I should have avoided prematurely spending time on things that matter less. Obvious right? But as a conscientious person, I always struggle with overthinking and perfecting things that don't matter. This time, I spent time on texture rendering, animation, and a tuneable DC motor model. These are nice-to-haves, but I added them before I had the core functionality in place.

By contrast, I should have spent more time on testing. Embarrassingly, the only resemblance of tests is the test scenes. I have zero unit tests. I blame nothing other than dumb laziness because in the end, better testing would have saved me time.

Finally, there are probably about a hundred C++ things I could have done better. I know much more C++ than when I started, but it's not a language you master in a few months.

Last reflection

For being an embedded systems engineer wanting to start a blog about embedded systems, I spent a disproportional time on web and game development last year, first this website and now this project, which compels me to ask myself, do I really want to work with embedded systems?
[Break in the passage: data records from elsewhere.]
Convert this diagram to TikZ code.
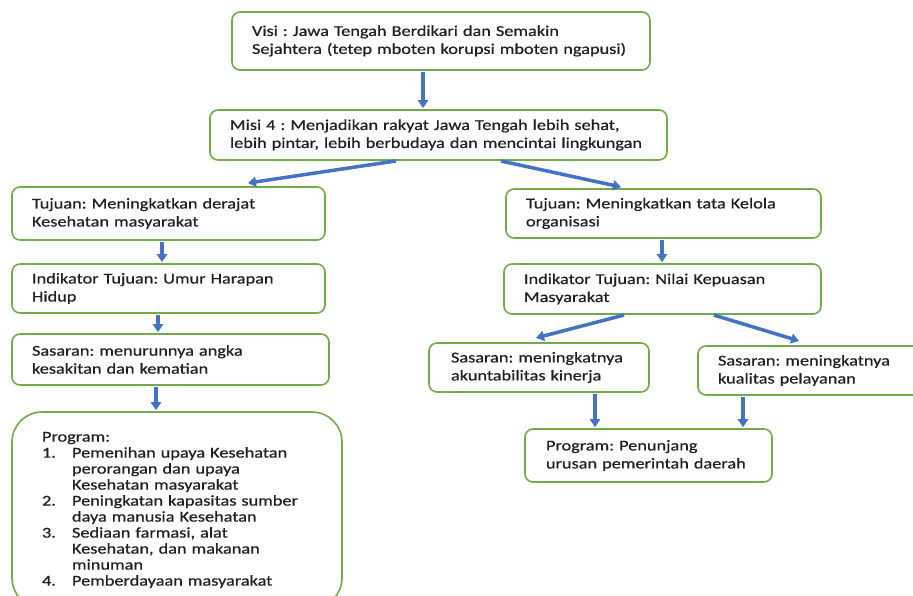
\documentclass[tikz,border=0pt]{standalone}
\usepackage{fontspec}
\setmainfont{Carlito}[FakeStretch=1.22, FakeBold=0.6]
\usepackage{tikz}
\usetikzlibrary{arrows.meta, positioning}
\usepackage{xcolor}
\definecolor{hijau}{HTML}{70AD47}
\definecolor{biru}{HTML}{4472C4}
\definecolor{tulisan}{HTML}{202020}
\frenchspacing

\begin{document}
\begin{tikzpicture}[x=1pt,y=-1pt,
        kotak/.style={draw=hijau, line width=1.6pt, rounded corners=8pt, align=left, text=tulisan,
            inner xsep=20pt, inner ysep=0pt, font=\fontsize{15}{18}\selectfont},
        panah/.style={-{Triangle[width=10pt,length=8pt]}, line width=3.5pt, draw=biru,
            shorten <=1pt, shorten >=1pt}]
        \useasboundingbox (0,0) rectangle (913,596);
        \clip (0,0) rectangle (913,596);

        \node[kotak, text width=378pt, minimum height=58pt] (visi) at (441,41)
            {Visi : Jawa Tengah Berdikari dan Semakin\\Sejahtera (tetep mboten korupsi mboten ngapusi)};
        \node[kotak, text width=417pt, minimum height=50pt] (misi) at (438.5,135)
            {Misi 4 : Menjadikan rakyat Jawa Tengah lebih sehat,\\lebih pintar, lebih berbudaya dan mencintai lingkungan};

        % kiri
        \node[kotak, text width=273pt, minimum height=53pt] (tujuanKiri) at (168.5,213.5)
            {Tujuan: Meningkatkan derajat\\Kesehatan masyarakat};
        \node[kotak, text width=273pt, minimum height=49pt] (indikatorKiri) at (168.5,288.5)
            {Indikator Tujuan: Umur Harapan\\Hidup};
        \node[kotak, text width=277pt, minimum height=51pt] (sasaranKiri) at (170.5,359.5)
            {Sasaran: menurunnya angka\\kesakitan dan kematian};
        \node[kotak, rounded corners=30pt, inner xsep=30pt, text width=270pt, minimum height=196pt,
            font=\fontsize{15}{16}\selectfont] (programKiri) at (177,510)
            {Program:\\
             \makebox[30pt][l]{1.}Pemenihan upaya Kesehatan\\
             \hspace*{30pt}perorangan dan upaya\\
             \hspace*{30pt}Kesehatan masyarakat\\
             \makebox[30pt][l]{2.}Peningkatan kapasitas sumber\\
             \hspace*{30pt}daya manusia Kesehatan\\
             \makebox[30pt][l]{3.}Sediaan farmasi, alat\\
             \hspace*{30pt}Kesehatan, dan makanan\\
             \hspace*{30pt}minuman\\
             \makebox[30pt][l]{4.}Pemberdayaan masyarakat\\[12pt]};

        % kanan
        \node[kotak, text width=275pt, minimum height=49pt] (tujuanKanan) at (663.5,213.5)
            {Tujuan: Meningkatkan tata Kelola\\organisasi};
        \node[kotak, text width=277pt, minimum height=50pt] (indikatorKanan) at (662.5,289)
            {Indikator Tujuan: Nilai Kepuasan\\Masyarakat};
        \node[kotak, inner xsep=22pt, text width=176pt, minimum height=49pt] (sasaranA) at (539,367.5)
            {Sasaran: meningkatnya\\akuntabilitas kinerja};
        \node[kotak, text width=197pt, minimum height=49pt] (sasaranB) at (816.5,370.5)
            {Sasaran: meningkatnya\\kualitas pelayanan};
        \node[kotak, inner xsep=21pt, text width=205pt, minimum height=53pt] (programKanan) at (648.5,455.5)
            {Program: Penunjang\\urusan pemerintah daerah};

        \draw[panah] ([xshift=-18pt]visi.south) -- ([xshift=-15.5pt]misi.north);
        \draw[panah] ([xshift=-41.5pt]misi.south) -- ([xshift=78.5pt,yshift=3pt]tujuanKiri.north);
        \draw[panah] ([xshift=61.5pt]misi.south) -- ([xshift=-41.5pt,yshift=1pt]tujuanKanan.north);

        \draw[panah] ([xshift=-6.5pt]tujuanKiri.south) -- ([xshift=-6.5pt]indikatorKiri.north);
        \draw[panah] ([xshift=-10.5pt]indikatorKiri.south) -- ([xshift=-12.5pt]sasaranKiri.north);
        \draw[panah] ([xshift=-14.5pt]sasaranKiri.south) -- ([xshift=-21pt]programKiri.north);

        \draw[panah] ([xshift=-1.5pt]tujuanKanan.south) -- ([xshift=-0.5pt]indikatorKanan.north);
        \draw[panah] ([xshift=-37.5pt]indikatorKanan.south) -- ([xshift=-4pt,yshift=4pt]sasaranA.north);
        \draw[panah] ([xshift=50.5pt]indikatorKanan.south) -- ([xshift=-16.5pt,yshift=4pt]sasaranB.north);
        \draw[panah] ([xshift=56pt]sasaranA.south) -- ([xshift=-53.5pt]programKanan.north);
        \draw[panah] ([xshift=-73.5pt]sasaranB.south) -- ([xshift=94.5pt]programKanan.north);
    \end{tikzpicture}
\end{document}
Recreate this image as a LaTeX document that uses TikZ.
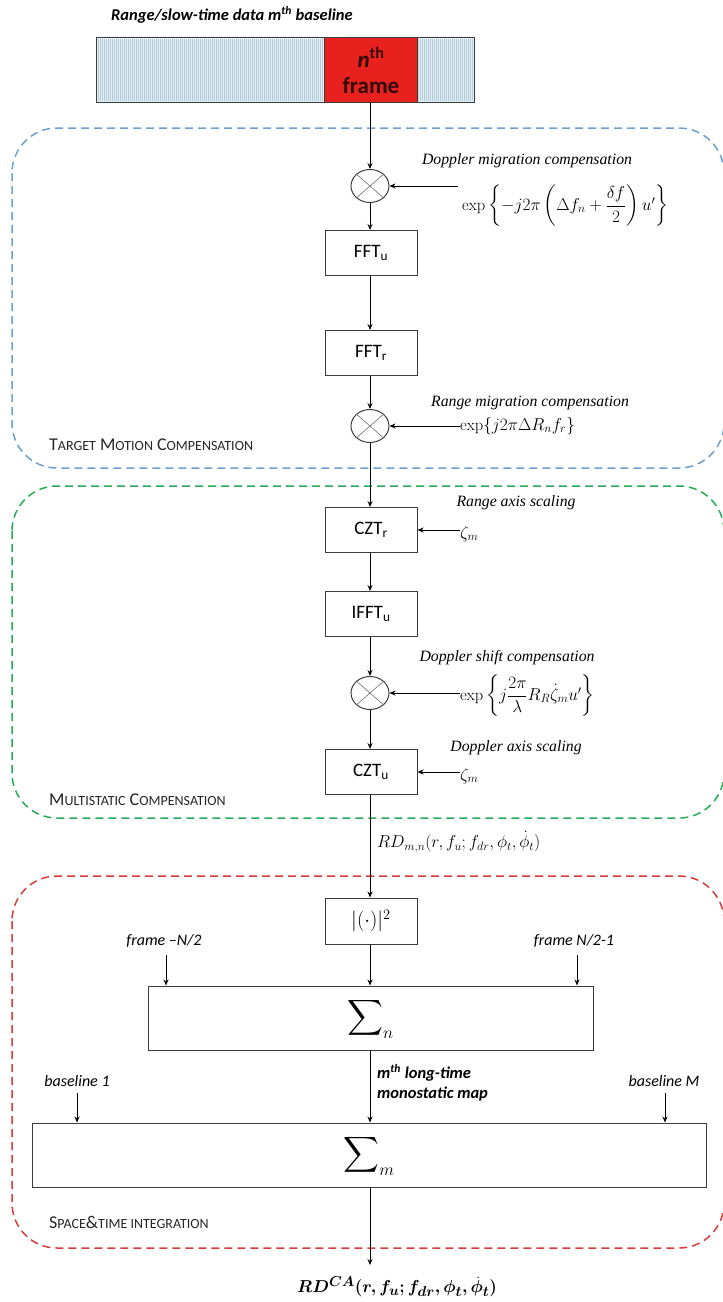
\documentclass[tikz,border=0pt]{standalone}
\usepackage{amsmath}
\usepackage{fontspec}
\usepackage{bm}
\usetikzlibrary{arrows.meta,shapes.geometric}
\newfontfamily\carl{Carlito}
\newfontfamily\tms{Liberation Serif}
\newcommand{\scl}[1]{{\fontsize{14}{16}\selectfont #1}}
\definecolor{boxc}{RGB}{60,60,60}
\definecolor{bluec}{RGB}{110,160,205}
\definecolor{greenc}{RGB}{40,170,90}
\definecolor{redc}{RGB}{215,60,60}
\definecolor{barfill}{RGB}{228,238,245}
\definecolor{stripec}{RGB}{180,204,218}
\definecolor{redf}{RGB}{232,32,30}
\definecolor{darkred}{RGB}{50,10,10}
\tikzset{
  box/.style={draw=boxc, line width=1pt, minimum width=92, minimum height=45, inner sep=0pt, font=\carl\fontsize{19}{21}\selectfont},
  mult/.style={ellipse, draw=boxc, line width=1pt, minimum width=38, minimum height=33, inner sep=0pt},
  arr/.style={-{Stealth[length=6pt,width=5pt]}, line width=0.9pt},
  note/.style={font=\tms\itshape\fontsize{15.75}{17}\selectfont, inner sep=0pt},
  eq/.style={font=\fontsize{16.5}{18}\selectfont, inner sep=0pt},
  inlab/.style={font=\carl\itshape\fontsize{16}{18}\selectfont, inner sep=0pt},
  sec/.style={font=\carl\fontsize{18}{20}\selectfont, inner sep=0pt, anchor=west, text=black!85},
  region/.style={line width=1.5pt, dash pattern=on 8pt off 5pt, rounded corners=45pt},
}
\begin{document}
\begin{tikzpicture}[x=1pt,y=-1pt]
\useasboundingbox (0,0) rectangle (723,1302);
\clip (0,0) rectangle (723,1302);
% regions
\draw[region, bluec] (12,128) rectangle (724,468);
\draw[region, greenc] (12,486) rectangle (724,818);
\draw[region, redc] (12,876) rectangle (724,1248);
% title
\node[font=\carl\bfseries\itshape\fontsize{16.5}{18}\selectfont, anchor=west, inner sep=0pt] (title) at (111,15) {Range/slow-time data m\textsuperscript{th} baseline};
% data bar
\node[minimum width=377, minimum height=64, inner sep=0pt] (bar) at (285.5,70) {};
\fill[barfill] (bar.south west) rectangle (bar.north east);
\foreach \x in {98,100,...,473} \draw[stripec, line width=0.5pt] (\x,39) -- (\x,101);
\node[fill=redf, minimum width=92, minimum height=64, inner sep=0pt, align=center, text=darkred, font=\carl\bfseries\fontsize{23}{25}\selectfont] (frame) at (371,70) {\textit{n}\textsuperscript{th}\\[1pt]frame};
\draw[boxc, line width=1pt] (bar.south west) rectangle (bar.north east);
\draw[boxc, line width=0.8pt] (frame.north west) -- (frame.south west) (frame.north east) -- (frame.south east);
% main chain
\node[mult] (c1) at (370,186) {};
\node[box] (ffu) at (371,253) {FFT\textsubscript{u}};
\node[box] (ffr) at (371,353) {FFT\textsubscript{r}};
\node[mult] (c2) at (370,426) {};
\node[box] (cztr) at (371,530) {CZT\textsubscript{r}};
\node[box] (ifu) at (371,614) {IFFT\textsubscript{u}};
\node[mult] (c3) at (370,693) {};
\node[box] (cztu) at (371,772) {CZT\textsubscript{u}};
\node[box, minimum height=46] (pow) at (371,921) {\fontsize{20}{22}\selectfont$|(\cdot)|^2$};
\node[box, minimum width=445, minimum height=64] (sumn) at (370.5,1018) {\fontsize{26}{28}\selectfont$\displaystyle\sum\nolimits_{n}$\hspace{16pt}};
\node[box, minimum width=674, minimum height=64] (summ) at (369,1155) {\fontsize{26}{28}\selectfont$\displaystyle\sum\nolimits_{m}$\hspace{10pt}};
\foreach \c in {c1,c2,c3} {
  \draw[boxc!75, line width=0.6pt] (\c.north west) -- (\c.south east) (\c.north east) -- (\c.south west);
}
\draw[arr] (frame.south -| c1) -- (c1.north);
\draw[arr] (c1.south) -- (ffu.north -| c1);
\draw[arr] (ffu.south -| c1) -- (ffr.north -| c1);
\draw[arr] (ffr.south -| c1) -- (c2.north);
\draw[arr] (c2.south) -- (cztr.north -| c2);
\draw[arr] (cztr.south -| c2) -- (ifu.north -| c2);
\draw[arr] (ifu.south -| c2) -- (c3.north);
\draw[arr] (c3.south) -- (cztu.north -| c3);
\draw[arr] (cztu.south -| c3) -- (pow.north -| c3);
\draw[arr] (pow.south -| c3) -- (sumn.north -| c3);
\draw[arr] (sumn.south -| c3) -- (summ.north -| c3);
\coordinate (out) at (370,1265);
\draw[arr] (summ.south -| out) -- (out);
% side inputs
\node[note] (l1) at (527,161) {Doppler migration compensation};
\node[eq, anchor=west] (e1) at (462,206) {$\exp\left\{-j2\pi\left(\Delta f_n+\dfrac{\delta f}{2}\right)u'\right\}$};
\coordinate (e1a) at (458,186);
\draw[arr] (e1a) -- (c1.east);
\node[note] (l2) at (530,403) {Range migration compensation};
\node[eq, anchor=west] (e2) at (460,426) {$\exp\{j2\pi\Delta R_n f_r\}$};
\draw[arr] (e2.west |- c2) -- (c2.east);
\node[note] (l3) at (507,658) {Doppler shift compensation};
\node[eq, anchor=west] (e3) at (460,696) {$\exp\left\{j\dfrac{2\pi}{\lambda}R_R\dot{\zeta}_m u'\right\}$};
\draw[arr] (e3.west |- c3) -- (c3.east);
\node[note] (l4) at (516,503) {Range axis scaling};
\node[eq, anchor=west] (z1) at (460,534) {$\zeta_m$};
\draw[arr] (z1.west |- cztr) -- (cztr.east);
\node[note] (l5) at (516,748) {Doppler axis scaling};
\node[eq, anchor=west] (z2) at (460,776) {$\zeta_m$};
\draw[arr] (z2.west |- cztu) -- (cztu.east);
% RD label
\node[font=\fontsize{18}{20}\selectfont, inner sep=0pt, anchor=west] (rd) at (377,842) {$RD_{m,n}(r,f_u;f_{dr},\phi_t,\dot{\phi}_t)$};
% frame inputs
\node[inlab] (fl) at (164,941) {frame \textendash N/2};
\node[inlab] (fr) at (574,941) {frame N/2-1};
\coordinate (fla) at (166,955);
\coordinate (fra) at (577,955);
\draw[arr] (fla) -- (fla |- sumn.north);
\draw[arr] (fra) -- (fra |- sumn.north);
% baseline inputs
\node[inlab] (b1) at (77,1081) {baseline 1};
\node[inlab] (bm) at (664,1081) {baseline M};
\coordinate (b1a) at (77,1093);
\coordinate (bma) at (665,1093);
\draw[arr] (b1a) -- (b1a |- summ.north);
\draw[arr] (bma) -- (bma |- summ.north);
\node[font=\carl\bfseries\itshape\fontsize{16.5}{20}\selectfont, anchor=west, align=left, inner sep=0pt] (mono) at (377,1083) {m\textsuperscript{th} long-time\\monostatic map};
% section labels
\node[sec] (s1) at (49,445) {T\scl{ARGET} M\scl{OTION} C\scl{OMPENSATION}};
\node[sec] (s2) at (49,800) {M\scl{ULTISTATIC} C\scl{OMPENSATION}};
\node[sec] (s3) at (49,1222) {S\scl{PACE}\&\scl{TIME INTEGRATION}};
% output
\node[font=\fontsize{19}{21}\selectfont, inner sep=0pt] (res) at (397,1287) {$\bm{RD^{CA}(r,f_u;f_{dr},\phi_t,\dot{\phi}_t)}$};
\end{tikzpicture}
\end{document}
Absolutely yes. These tangential projects have but anything strengthened my motivation. It's inevitable to feel the temptation to jump ship seeing all the niceties in other programming fields and contrasting it to the often unforgiving development of embedded systems, but for me, there is no comparison to seeing a device come alive in the real world and being able to X-ray its inner workings.

With this in mind, I will tread more carefully in the future to ensure I focus more on building and writing about embedded systems. This doesn't mean I'm shelving Bots2D. I haven't even fulfilled its original purpose - simulating control strategies for my sumobot - which I will do in my next blog post.

Now I'm interested in hearing others' thoughts on robotics simulation. Do you simulate your robots? If so, what do you simulate and what simulators do you use?